The brief moments of such prayer that I have achieved were enough to convince me that such attentiveness can be hugely rewarding, and I suddenly saw this apparently rigorous lifestyle as something chosen, something pleasurable, not something to feel humbled by. Wendy herself admitted that she doesn't need people, she needs God; she may be wonderful on the telly talking about art but really what she was going to miss on this putative desert island was the Eucharist. Someone, she said, once remarked how she didn't need other people, and she didn't think it was necessarily a compliment.

People like me need other people, connections, feedback, performance. Solitude requires distraction. In a way, I suppose you could regard the contemplative life as one spent largely in the silent company of one person. Extend the metaphor to communication: if prayer is a phone call to God, it can be brief or it can go on for hours. But often in human existence these days, it is enough to receive a brief but loving call - or even a message on social media. It's the checking in that counts. So I'm going to recognise that my full life isn't a drawback or a hindrance, or something to be deplored. It's the way I thrive, and as long as I make frequent phonecalls it doesn't matter how long they last.

And just once in a while, if I'm lucky, I'll manage to stay on the phone longer.

Saturday, April 23, 2011

Birdsong in Gethsemane

In the darkling garden
a lone bird  drops
liquid notes like dark blood
beneath the quiet trees. And then
silence. And in the silence
the old struggle surges
as flesh and soul pull
apart. The body aches
to be the prayer, to feel
the God’s warmth
in the darkness. But
there is only stillness
and the blood’s song
and the everlasting longing
as somewhere far away
innocence sleeps.

C.M.M. 04/11

Monday, October 15, 2007

Thinking about language

I'm currently putting together material for a workshop on Poetry and Prayer.
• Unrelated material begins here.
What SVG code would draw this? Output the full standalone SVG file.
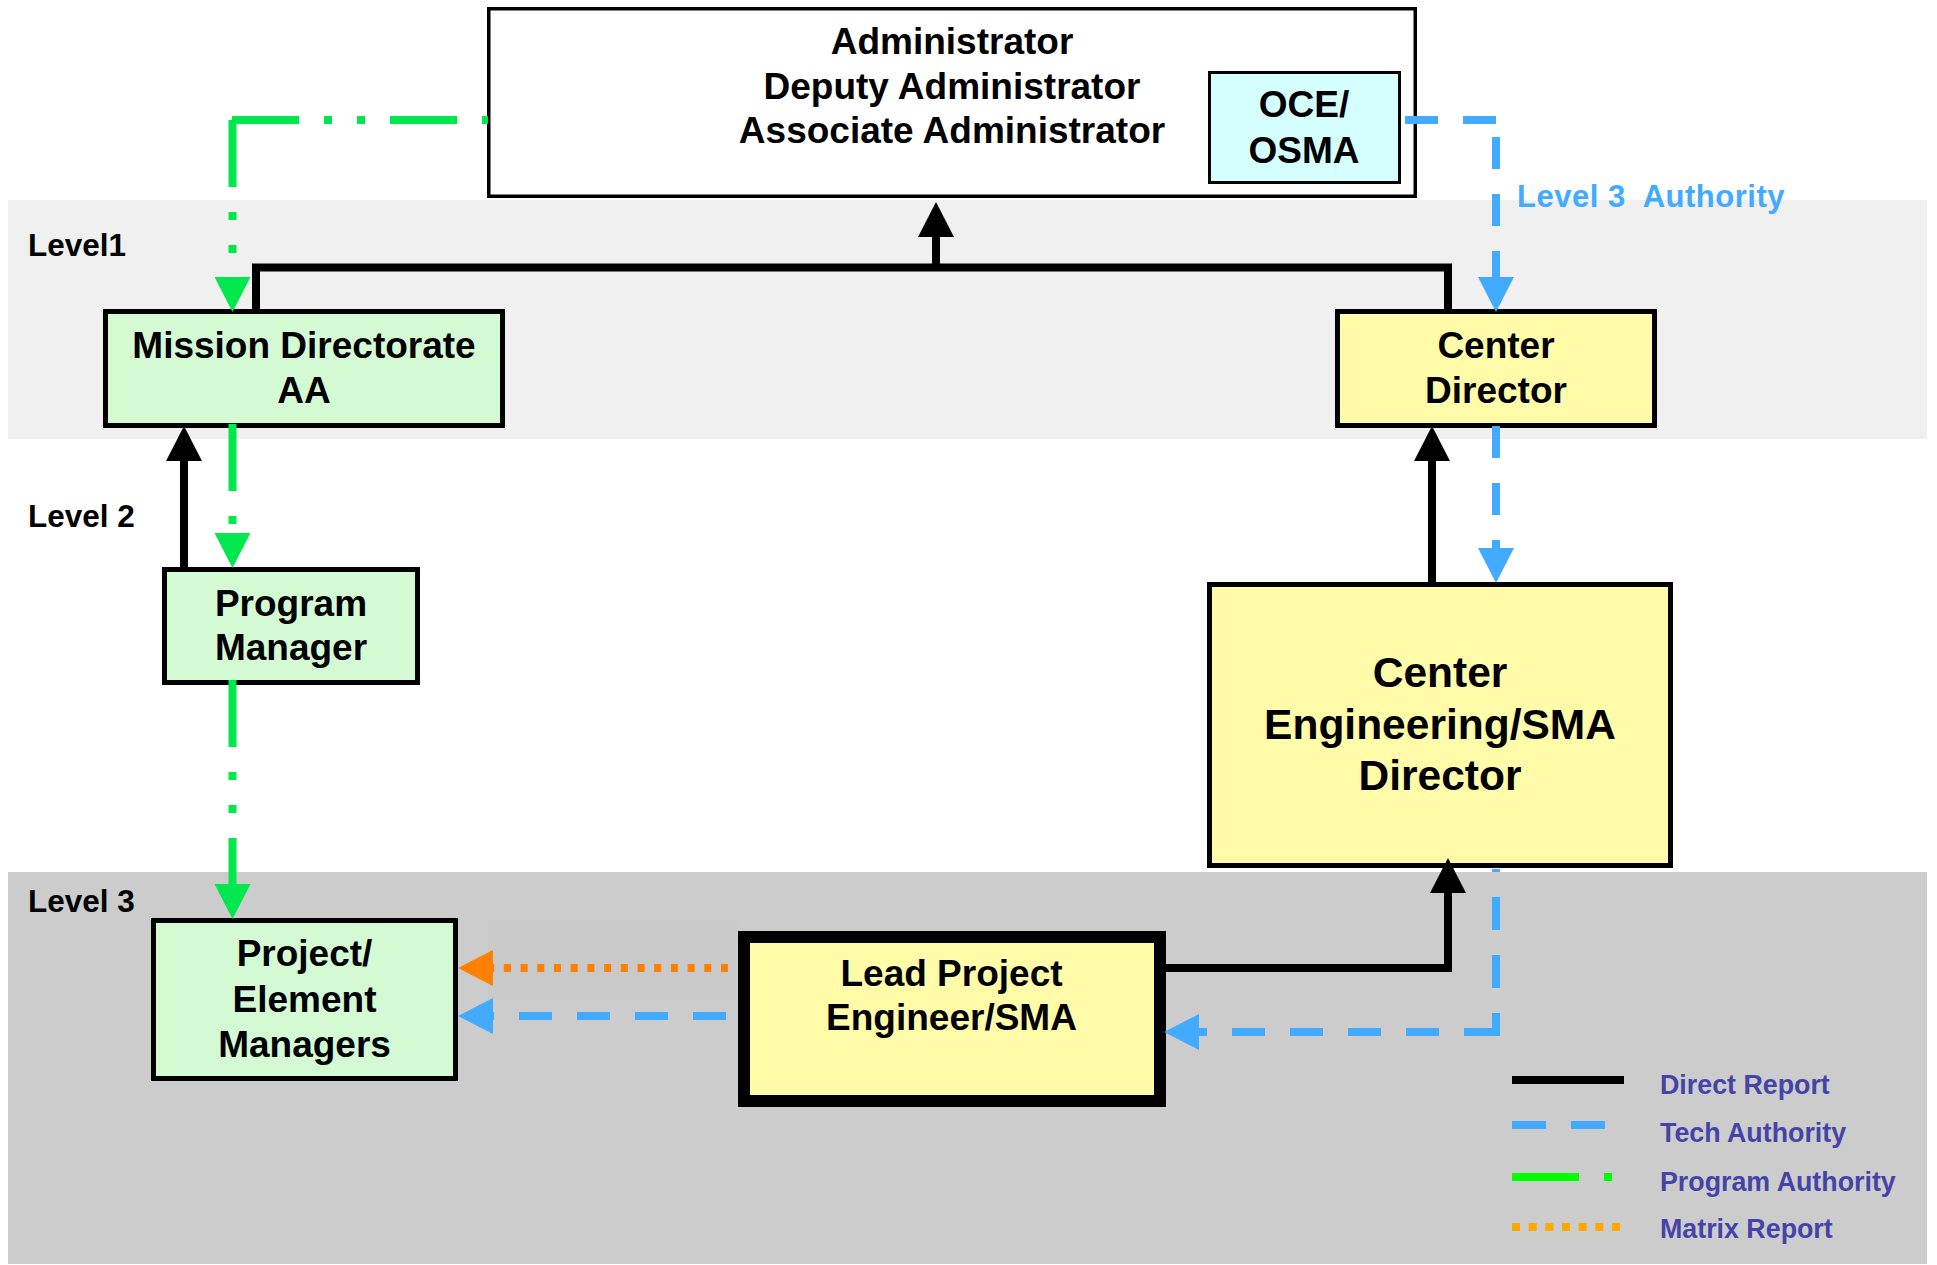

I've had my wrist cyber-slapped for insisting on the close relationship between the two; I'm passionate in my belief that banal and over-specific language has no place in our liturgies and refuse to accept that the language of the supermarket is suitable for every situation.

At the moment I'm wondering just how much non-specialists (and I don't necessarily mean liturgists) are aware of language as a tool. Are they like me with this laptop - able to use it fairly effectively to do what they want it to, without any glaring errors, but unable to tell you how or why it works, even if they wanted to? For I'm aware that my "class" will be an amazingly bright and thoughtful one, in no need of background info on the subject matter of the poetry - but what about the workings of language? imagery? rhythm? Do people who have not spent their lives teaching others how to communicate effectively, or how to analyse the writings of others, think about the effect of a word, or a line break, or the connotations of an expression? I don't know.
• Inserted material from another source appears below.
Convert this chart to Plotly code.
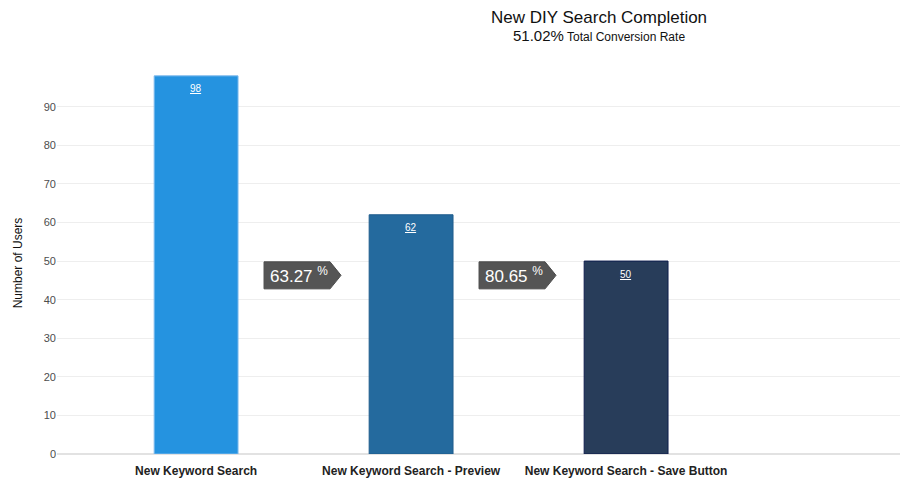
import plotly.graph_objects as go

categories = ["New Keyword Search", "New Keyword Search - Preview", "New Keyword Search - Save Button"]
users = [98, 62, 50]
bar_colors = ["#2593E0", "#246A9E", "#283D5A"]
bar_borders = ["#7DB9EC", "#1F5C8C", "#0E1D4C"]
title_text = "New DIY Search Completion"
y_ticks = [0, 10, 20, 30, 40, 50, 60, 70, 80, 90]

xs = list(range(len(categories)))
total_rate = users[-1] / users[0] * 100

fig = go.Figure()
fig.add_trace(go.Bar(
    x=xs, y=users,
    width=0.39,
    marker=dict(color=bar_colors, line=dict(color=bar_borders, width=1)),
    hoverinfo="skip",
))

shapes = []
annotations = []

# value labels inside bars
for x, v in zip(xs, users):
    annotations.append(dict(x=x, y=v, xref="x", yref="y", text=f"<u>{v}</u>",
                            showarrow=False, yanchor="middle", yshift=-13,
                            font=dict(size=10, color="white", family="Liberation Sans")))

# conversion arrows between steps
ytop, ybot = 49.8, 42.8
for i in range(len(users) - 1):
    rate = users[i + 1] / users[i] * 100
    x0, xn, x1 = i + 0.316, i + 0.623, i + 0.674
    ym = (ytop + ybot) / 2
    path = f"M {x0},{ybot} L {x0},{ytop} L {xn},{ytop} L {x1},{ym} L {xn},{ybot} Z"
    shapes.append(dict(type="path", path=path, xref="x", yref="y",
                       fillcolor="#555555", line=dict(color="#4a4a4a", width=1), layer="above"))
    annotations.append(dict(x=(x0 + xn) / 2 + 0.01, y=ym, xref="x", yref="y",
                            text=f"{rate:.2f} <sup>%</sup>", showarrow=False,
                            font=dict(size=17, color="white", family="Liberation Sans")))

annotations.append(dict(
    x=0.643, y=1.0, xref="paper", yref="paper", yanchor="bottom", xanchor="center",
    text=title_text, showarrow=False, font=dict(size=17, color="#111", family="Liberation Sans"), yshift=43))
annotations.append(dict(
    x=0.643, y=1.0, xref="paper", yref="paper", yanchor="bottom", xanchor="center",
    text=f"<span style='font-size:15px'>{total_rate:.2f}%</span> Total Conversion Rate",
    showarrow=False, font=dict(size=12, color="#111", family="Liberation Sans"), yshift=26))

fig.update_layout(
    width=900, height=495,
    margin=dict(l=57, r=0, t=72, b=41),
    paper_bgcolor="white", plot_bgcolor="white",
    showlegend=False,
    shapes=shapes,
    annotations=annotations,
    font=dict(family="Liberation Sans"),
    xaxis=dict(range=[-0.647, 3.274], tickvals=xs, ticktext=categories,
               tickfont=dict(size=12, color="#222", family="Liberation Sans", weight="bold"),
               ticklabelstandoff=8,
               showgrid=False, zeroline=False, showline=False, ticks="", fixedrange=True),
    yaxis=dict(range=[0, 99], tickvals=y_ticks, showgrid=True, gridcolor="#EEEEEE",
               zeroline=True, zerolinecolor="#E2E2E2", zerolinewidth=1.5,
               tickfont=dict(size=11, color="#4d4d4d", family="Liberation Sans"),
               title=dict(text="Number of Users", font=dict(size=12, color="#111"), standoff=18),
               ticks="", fixedrange=True),
)

fig.write_html("out.html", config={"displayModeBar": False},
               post_script="document.body.style.margin='0px';document.body.style.overflow='hidden';")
So, dear readers, you have two days in which to enlighten me - and to ensure that my workshop isn't going to teach my grandmother to do something she can do standing on her head!

Thursday, January 11, 2007

Words, words, words....

Interesting discussion on prayer today, in the context of looking at keeping to a rule of life. Words can be such a barrier - a snare, a temptation or merely a smokescreen. And listening is so very hard ........

So that's all I have to say about that. For now, anyway.